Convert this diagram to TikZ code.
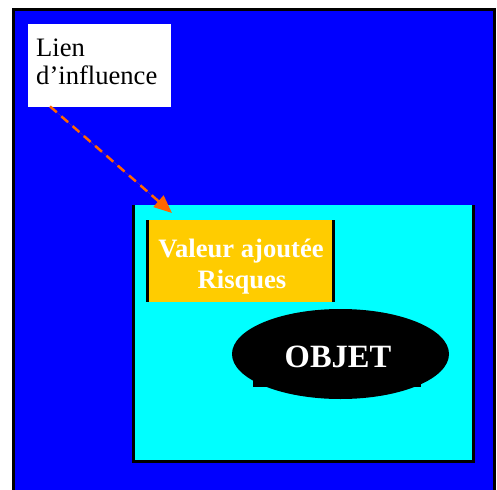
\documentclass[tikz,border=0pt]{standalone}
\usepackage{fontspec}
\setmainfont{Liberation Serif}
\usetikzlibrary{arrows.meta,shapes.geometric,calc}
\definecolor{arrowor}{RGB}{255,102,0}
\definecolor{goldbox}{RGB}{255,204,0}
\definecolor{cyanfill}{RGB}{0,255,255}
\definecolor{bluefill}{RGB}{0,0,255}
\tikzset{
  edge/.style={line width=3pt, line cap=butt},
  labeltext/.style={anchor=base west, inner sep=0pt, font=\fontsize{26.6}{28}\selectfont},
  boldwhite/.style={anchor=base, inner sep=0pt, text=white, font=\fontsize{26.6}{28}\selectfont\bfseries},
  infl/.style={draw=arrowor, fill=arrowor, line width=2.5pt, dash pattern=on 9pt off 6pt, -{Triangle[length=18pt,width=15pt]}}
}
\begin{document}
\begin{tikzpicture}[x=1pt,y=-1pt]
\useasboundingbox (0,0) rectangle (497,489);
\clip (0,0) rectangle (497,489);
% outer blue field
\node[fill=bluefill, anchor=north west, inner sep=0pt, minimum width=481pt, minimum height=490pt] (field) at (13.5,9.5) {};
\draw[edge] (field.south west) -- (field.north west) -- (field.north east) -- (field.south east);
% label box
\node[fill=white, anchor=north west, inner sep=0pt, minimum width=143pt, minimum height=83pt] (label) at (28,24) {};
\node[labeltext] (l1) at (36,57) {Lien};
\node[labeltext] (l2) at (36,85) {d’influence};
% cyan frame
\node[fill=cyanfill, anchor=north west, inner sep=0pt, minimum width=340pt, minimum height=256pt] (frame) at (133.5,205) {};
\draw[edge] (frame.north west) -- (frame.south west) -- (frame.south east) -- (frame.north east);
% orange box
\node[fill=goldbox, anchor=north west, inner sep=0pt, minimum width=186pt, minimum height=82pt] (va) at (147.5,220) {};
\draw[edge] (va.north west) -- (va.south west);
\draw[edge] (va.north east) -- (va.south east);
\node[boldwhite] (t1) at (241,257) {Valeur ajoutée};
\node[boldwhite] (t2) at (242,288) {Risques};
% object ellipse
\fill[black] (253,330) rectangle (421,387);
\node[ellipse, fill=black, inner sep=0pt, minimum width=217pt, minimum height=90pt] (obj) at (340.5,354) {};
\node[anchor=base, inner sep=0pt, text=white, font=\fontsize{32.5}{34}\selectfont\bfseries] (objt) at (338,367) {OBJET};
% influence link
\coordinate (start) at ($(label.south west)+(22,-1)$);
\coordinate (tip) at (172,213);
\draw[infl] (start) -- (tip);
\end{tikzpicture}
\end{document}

-*-*-

Leave out the pictures and copy the rest of the material above exactly.

• [Output of the task]:
Convert this diagram to TikZ code.
\documentclass[tikz,border=0pt]{standalone}
\usepackage{fontspec}
\setmainfont{Liberation Serif}
\usetikzlibrary{arrows.meta,shapes.geometric,calc}
\definecolor{arrowor}{RGB}{255,102,0}
\definecolor{goldbox}{RGB}{255,204,0}
\definecolor{cyanfill}{RGB}{0,255,255}
\definecolor{bluefill}{RGB}{0,0,255}
\tikzset{
  edge/.style={line width=3pt, line cap=butt},
  labeltext/.style={anchor=base west, inner sep=0pt, font=\fontsize{26.6}{28}\selectfont},
  boldwhite/.style={anchor=base, inner sep=0pt, text=white, font=\fontsize{26.6}{28}\selectfont\bfseries},
  infl/.style={draw=arrowor, fill=arrowor, line width=2.5pt, dash pattern=on 9pt off 6pt, -{Triangle[length=18pt,width=15pt]}}
}
\begin{document}
\begin{tikzpicture}[x=1pt,y=-1pt]
\useasboundingbox (0,0) rectangle (497,489);
\clip (0,0) rectangle (497,489);
% outer blue field
\node[fill=bluefill, anchor=north west, inner sep=0pt, minimum width=481pt, minimum height=490pt] (field) at (13.5,9.5) {};
\draw[edge] (field.south west) -- (field.north west) -- (field.north east) -- (field.south east);
% label box
\node[fill=white, anchor=north west, inner sep=0pt, minimum width=143pt, minimum height=83pt] (label) at (28,24) {};
\node[labeltext] (l1) at (36,57) {Lien};
\node[labeltext] (l2) at (36,85) {d’influence};
% cyan frame
\node[fill=cyanfill, anchor=north west, inner sep=0pt, minimum width=340pt, minimum height=256pt] (frame) at (133.5,205) {};
\draw[edge] (frame.north west) -- (frame.south west) -- (frame.south east) -- (frame.north east);
% orange box
\node[fill=goldbox, anchor=north west, inner sep=0pt, minimum width=186pt, minimum height=82pt] (va) at (147.5,220) {};
\draw[edge] (va.north west) -- (va.south west);
\draw[edge] (va.north east) -- (va.south east);
\node[boldwhite] (t1) at (241,257) {Valeur ajoutée};
\node[boldwhite] (t2) at (242,288) {Risques};
% object ellipse
\fill[black] (253,330) rectangle (421,387);
\node[ellipse, fill=black, inner sep=0pt, minimum width=217pt, minimum height=90pt] (obj) at (340.5,354) {};
\node[anchor=base, inner sep=0pt, text=white, font=\fontsize{32.5}{34}\selectfont\bfseries] (objt) at (338,367) {OBJET};
% influence link
\coordinate (start) at ($(label.south west)+(22,-1)$);
\coordinate (tip) at (172,213);
\draw[infl] (start) -- (tip);
\end{tikzpicture}
\end{document}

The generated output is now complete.